Resonance parameters of the first $1/2^{+}$ state in ${}^9\mathrm{Be}$ and astrophysical implications

Spectra of the ${}^9\mathrm{Be}$($e,e^{\prime }$) reaction have been measured at the Superconducting Darmstadt Electron Linear Accelerator at an electron energy of $E_0=73$ MeV and scattering angles of ${93}^{°}$ and ${141}^{°}$ with high-energy resolution up to excitation energies of $E_x=8$ MeV. The astrophysically relevant resonance parameters of the first excited $1/2^{+}$ state of ${}^9\mathrm{Be}$ have been extracted in a one-level approximation of $R$-matrix theory, resulting in resonance energy $E_R=1.748(6)$ MeV and width ${\Gamma }_R=274(8)$ keV, which are in good agreement with the latest ${}^9\mathrm{Be}$($\gamma ,n$) experiment but with considerably improved uncertainties. However, the reduced $B(E1)$ transition strength deduced from an extrapolation of the $(e,e^{\prime })$ data to the photon point is smaller by a factor of two. Implications of the new results for possible production of ${}^{12}\mathrm{C}$ in neutron-rich astrophysical scenarios are discussed.

Figure 1

Spectra of the ${}^9\mathrm{Be}$($e,e^{\prime }$) reaction at $E_0=73$ MeV and ${\Theta }_{\mathrm{Lab}}={93}^{°}$ (top) and ${141}^{°}$ (bottom) and their decomposition. Solid lines: Fits to experimentally known resonances. Dashed lines: Radiative tail from elastic scattering.

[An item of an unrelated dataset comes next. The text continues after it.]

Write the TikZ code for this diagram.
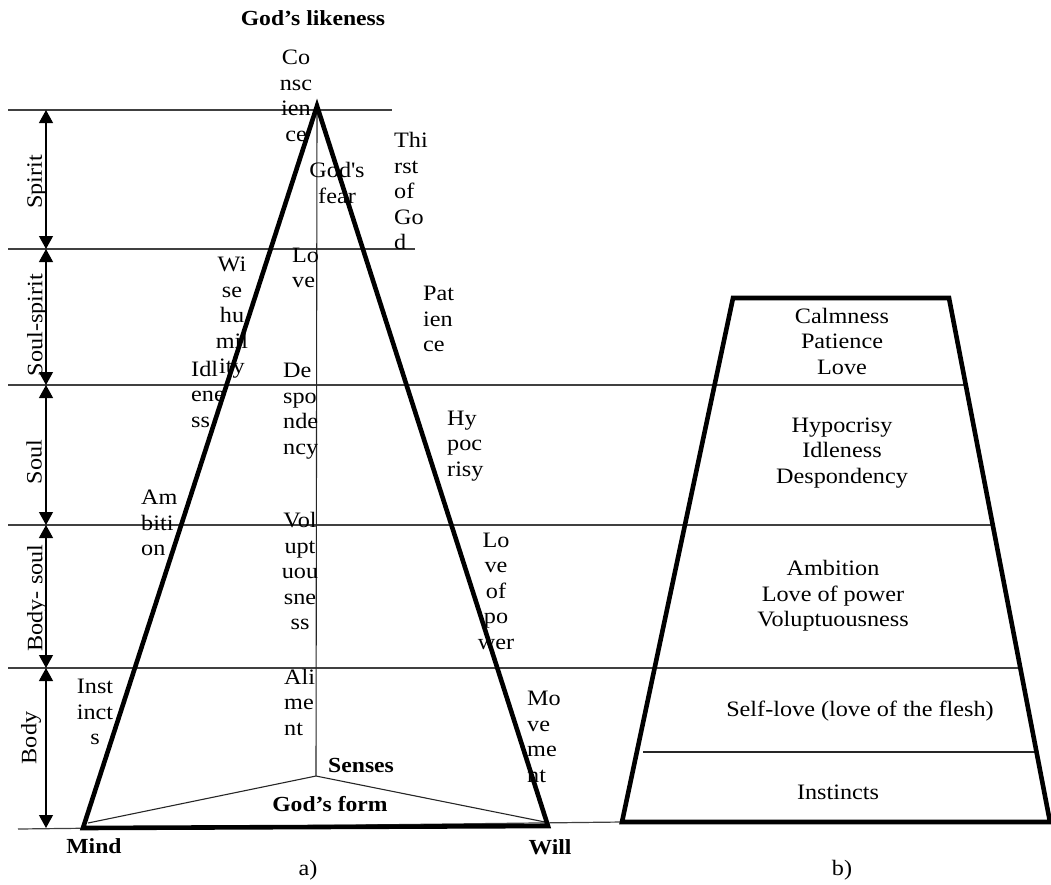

The arrows indicate the transition to the first excited state, whose asymmetric line shape is clearly visible.

Figure 2

Ratio of the measured cross sections to the Mott cross section of the transition to the $1/2^{+}$ state in ${}^9\mathrm{Be}$ as a function of momentum transfer. Data are from Ref. [12] (triangles), Ref. [7] (circles), and the present work (squares). Solid and dashed lines are theoretical predictions of the shell-model (SM) and no-core shell-model (NCSM) calculations described in the text normalized to the data.

Figure 3

Ratio of the measured cross sections of the transition to the $1/2^{+}$ state in ${}^9\mathrm{Be}$ to the Mott cross sections as a function of the squared momentum transfer. The solid line is a fit of Eq. (8) with parameters $\sqrt{B(C1,0)}=0.164(12)$ $e$ fm and $R_{\mathrm{tr}}=2.9(3)$ fm.

Figure 4

Photoneutron cross sections extracted from the present (top and middle) and older (bottom) ($e,e^{\prime }$) data [7].

Figure 5

Averaged photoneutron cross sections extracted from the ($e,e^{\prime }$) data shown in Fig. 4 in comparison with the cross sections extracted from the latest ${}^9\mathrm{Be}$$(\gamma ,n)$ experiments [6]. The solid lines are the corresponding fits with Eq. (5) with the parameters given in the text.

Figure 6

Contributions of the lowest-lying states (i) in ${}^9\mathrm{Be}$ to the $\alpha (\alpha n,\gamma ){}^9\mathrm{Be}$ reaction rate.

Figure 7

The ratio of the present rate to the latest NACRE compilation [13]. Deviations ranges from $+25\%$ to $-60\%$ depending on the temperature.